The Privacy Lie: Why Your Data Was Never Really Yours
- Jefrey Gomez
- 13 hours ago
- 4 min read
I just clicked ‘Accept All’ on a cookie pop-up without reading a word of it. You probably did too. It's a reflex we perform dozens of times a week.
We do it despite knowing, deep down, that we’re agreeing to something we don’t understand. We see the banners referencing privacy rules like Singapore’s PDPA or Europe's GDPR, and we think we're being given a choice. But does anyone really feel like their privacy is protected?

This is the great lie of the modern internet. We've been given the illusion of control, while the game of data collection continues, faster and more cleverly than ever before.
The Game Hasn't Stopped, The Rules Just Changed
The fundamental truth is that a huge part of the digital economy is built on understanding people. Knowing what you like, where you go, and what you might buy next is the fuel for countless businesses. That hunger for information doesn't just disappear because a new law appears. Instead, the game adapts.
The methods are subtle and designed to work around the edges of the rules:
The Consent Charade: Those cookie banners are a perfect example. The bright green "Accept All" button is huge. The option to refuse is often hidden in a tiny grey link that leads to a maze of confusing toggles. It’s a masterclass in designing a choice where one path is effortless and the other is a chore.
The Data Brokers: These are the ghosts in the machine. Companies that silently gather scraps of information about you from thousands of sources—public records, app usage, competition entries—and package it all up for sale. You never interact with them directly, but they probably have a detailed file on you.
Device Fingerprinting: This is a more technical, and more unnerving, method. It’s like a detective identifying you not by your name, but by the unique scuff marks on your shoes, the way you hold your pen, and the brand of your watch. By combining dozens of technical details about your device (fonts, screen size, browser type), companies can create a unique "fingerprint" to track you without ever needing a cookie.
Shadow Profiles: Even if you’ve sworn off a certain social media platform, it might still have a file on you. These "shadow profiles" are built from the contact lists and photo tags uploaded by your friends. It’s a digital ghost of you, created from the data of others.
We've Seen This Movie Before (And We Keep Watching It)
The Cambridge Analytica scandal was supposed to be our big wake-up call. It was a shocking look behind the curtain at how easily personal data could be gathered and used for purposes we never imagined. It sparked global outrage and led to massive fines.
And yet, has the fundamental model really changed? Or have the methods just become more sophisticated? Data breaches and large-scale data scraping incidents, like the one involving LinkedIn, have become so common they barely make the news anymore. We’re reminded that even our "public" information can be harvested and used in ways we never intended.

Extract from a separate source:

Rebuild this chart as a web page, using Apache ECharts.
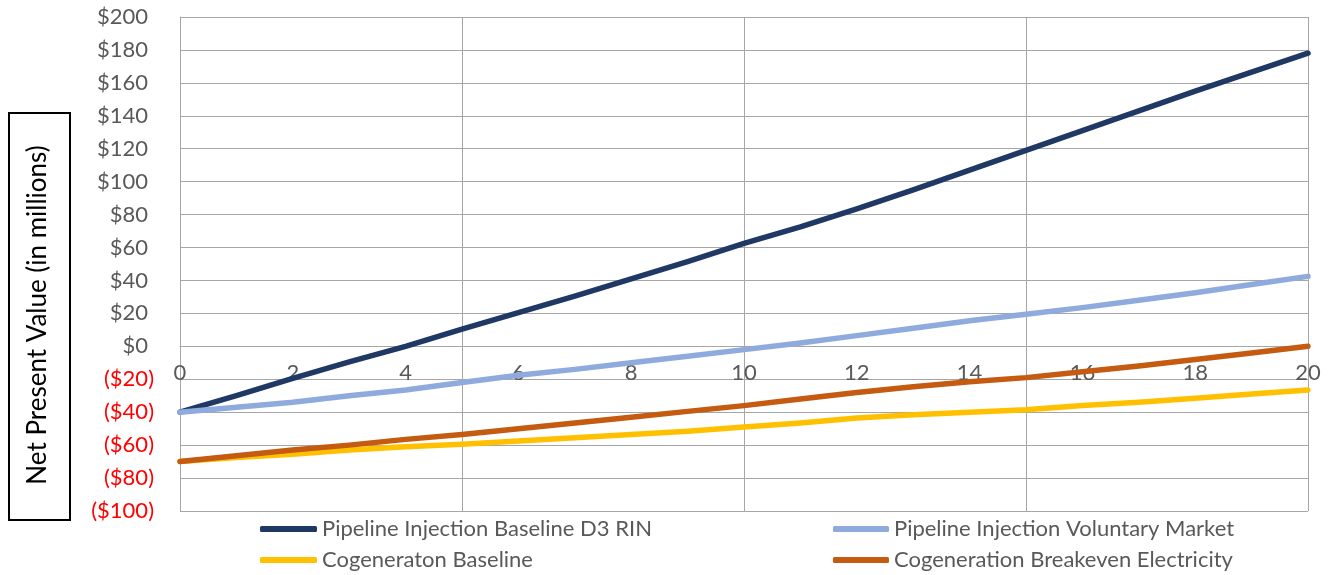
<!DOCTYPE html>
<html>
<head>
<meta charset="utf-8">
<script src="https://cdn.jsdelivr.net/npm/echarts@6/dist/echarts.min.js"></script>
<style>
  html, body { margin: 0; padding: 0; background: #fff; }
  #chart { width: 1335px; height: 575px; }
</style>
</head>
<body>
<div id="chart"></div>
<script>
// Project year (x) and net present value in $ millions (y) per scenario
const years = [0, 1, 2, 3, 4, 5, 6, 7, 8, 9, 10, 11, 12, 13, 14, 15, 16, 17, 18, 19, 20];
const pipelineD3Rin = [-40, -30, -19.5, -9.5, 0, 10.5, 20.5, 30.5, 41, 51.5, 62.5, 72.5, 83.5, 95, 107, 119, 131, 143, 155, 166.5, 178];
const pipelineVoluntary = [-40, -37, -34, -30, -26.5, -22, -17.5, -14, -10, -6, -2, 2, 6.5, 11, 15.5, 19.5, 23.5, 28, 32.5, 37.5, 42.5];
const cogenBaseline = [-70, -67.5, -65.5, -63, -61, -59.5, -57.5, -55.5, -53.5, -51.5, -49, -46.5, -43.5, -41.5, -40, -38.5, -36, -34, -31.5, -29, -26.5];
const cogenBreakeven = [-70, -66.5, -63, -60, -56.5, -53.5, -50, -46.5, -43, -39.5, -36, -32, -28, -24.5, -21.5, -19, -15.5, -12, -8, -4, 0];

const seriesNames = [
  'Pipeline Injection Baseline D3 RIN',
  'Pipeline Injection Voluntary Market',
  'Cogeneraton Baseline',
  'Cogeneration Breakeven Electricity'
];
const seriesValues = [pipelineD3Rin, pipelineVoluntary, cogenBaseline, cogenBreakeven];
const seriesColors = ['#1F3864', '#8FAADC', '#FFC000', '#C55A11'];

const FONT = 'Lato';
const TEXT = '#595959';
const GRID = '#A6A6A6';

// Plot area: y from -100 (bottom) to 200 (top); the year axis sits on the $0 line
const PLOT_TOP = 17, PLOT_BOTTOM = 64, CHART_H = 575;
const Y_MIN = -100, Y_MAX = 200;
const plotH = CHART_H - PLOT_TOP - PLOT_BOTTOM;
const zeroOffset = -plotH * (0 - Y_MIN) / (Y_MAX - Y_MIN);

function pairs(values) {
  return years.map((y, i) => [y, values[i]]);
}

function moneyLabel(v) {
  if (v < 0) return '{neg|($' + Math.abs(v) + ')}';
  return '{pos|$' + v + '}';
}

const chart = echarts.init(document.getElementById('chart'), null, { renderer: 'canvas' });

const legendText = { color: TEXT, fontFamily: FONT, fontSize: 22 };

chart.setOption({
  animation: false,
  backgroundColor: '#fff',
  grid: { left: 180, right: 27, top: PLOT_TOP, bottom: PLOT_BOTTOM, containLabel: false },
  xAxis: [
    {
      type: 'value', min: 0, max: 20, interval: 2, position: 'bottom', offset: zeroOffset,
      axisLine: { show: true, onZero: false, lineStyle: { color: GRID, width: 1 } },
      axisTick: { show: false },
      splitLine: { show: false },
      axisLabel: { color: TEXT, fontFamily: FONT, fontSize: 22, margin: 16, showMinLabel: true, showMaxLabel: true }
    },
    {
      type: 'value', min: 0, max: 20, interval: 5, position: 'top',
      axisLine: { show: false }, axisTick: { show: false }, axisLabel: { show: false },
      splitLine: { show: true, lineStyle: { color: GRID, width: 1 } }
    }
  ],
  yAxis: {
    type: 'value', min: Y_MIN, max: Y_MAX, interval: 20,
    axisLine: { show: true, lineStyle: { color: GRID } },
    axisTick: { show: false },
    splitLine: { show: true, lineStyle: { color: GRID, width: 1 } },
    axisLabel: {
      margin: 26, fontFamily: FONT, fontSize: 22,
      formatter: moneyLabel,
      rich: {
        pos: { color: TEXT, fontFamily: FONT, fontSize: 22, padding: [0, 6, 0, 0] },
        neg: { color: '#FF0000', fontFamily: FONT, fontSize: 22 }
      }
    }
  },
  legend: [
    {
      left: 260, top: 518, orient: 'vertical', itemGap: 9, padding: 0,
      icon: 'roundRect', itemWidth: 57, itemHeight: 6,
      data: [seriesNames[0], seriesNames[2]],
      textStyle: legendText
    },
    {
      left: 833, top: 518, orient: 'vertical', itemGap: 9, padding: 0,
      icon: 'roundRect', itemWidth: 56, itemHeight: 6,
      data: [seriesNames[1], seriesNames[3]],
      textStyle: legendText
    }
  ],
  graphic: [
    {
      type: 'rect', left: 8, top: 112,
      shape: { width: 61, height: 407 },
      style: { fill: '#fff', stroke: '#000', lineWidth: 2 }
    },
    {
      type: 'text', x: 38, y: 315, rotation: Math.PI / 2,
      style: {
        text: 'Net Present Value (in millions)',
        fill: '#000', fontFamily: FONT, fontSize: 26,
        align: 'center', verticalAlign: 'middle'
      }
    }
  ],
  series: seriesNames.map((name, i) => ({
    name: name,
    type: 'line',
    xAxisIndex: 0,
    data: pairs(seriesValues[i]),
    symbol: 'none',
    smooth: false,
    lineStyle: { color: seriesColors[i], width: 5.5, cap: 'round', join: 'round' },
    itemStyle: { color: seriesColors[i] },
    z: 3
  }))
});
</script>
</body>
</html>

The referees—the regulators—are struggling to keep up with the players. The global nature of the internet means data can flow through countries with weaker laws, and the sheer complexity of the ad-tech ecosystem makes it nearly impossible to track where your information truly goes.
So What Can You Actually Do?
This isn't about becoming a digital hermit. It's about being less naive and taking a few practical steps.
Use the Tools: Privacy-focused browsers like Brave, search engines like DuckDuckGo, and a good VPN can significantly reduce your digital footprint. They aren’t perfect, but they make you a much harder target.
Think Before You Share: Ask yourself if that quiz, app, or service really needs your date of birth or access to your contacts. Practice a healthy level of data scepticism.
Support the Good Guys: When a company is transparent about its data practices and gives you clear, simple controls, reward them with your business.
A Better Playbook for Businesses
For those of us in marketing, this isn't a legal lecture; it's a strategic conversation. In 2025, trust is a competitive advantage. Here's how to earn it:
Be Brutally Honest: Ditch the legal jargon in your privacy policies. Explain in plain English what you collect, why you collect it, and what you do with it. If you can’t explain it simply, you’re making it too complicated.
Collect What You Need, Not All You Can: The old mindset was to hoard as much data as possible. The smart mindset is to be a data minimalist. Only collect what is essential to provide your service. It reduces your risk and increases customer trust.
Aim for Smart, Not Spooky: The best marketing offers value without making people feel watched. Use contextual data (what a person is looking at right now) rather than chasing them around the web with behavioural data from last week.
The uncomfortable truth is that the "free" internet we enjoy is largely funded by this relentless appetite for data. Real privacy won't come from another law or a better pop-up. It will come when we, as consumers, demand better, and when businesses finally realise that treating customers with respect is far more profitable in the long run than treating them like data points to be mined.
Until then, remember the golden rule: if the service is free, you aren't the customer. You're the product.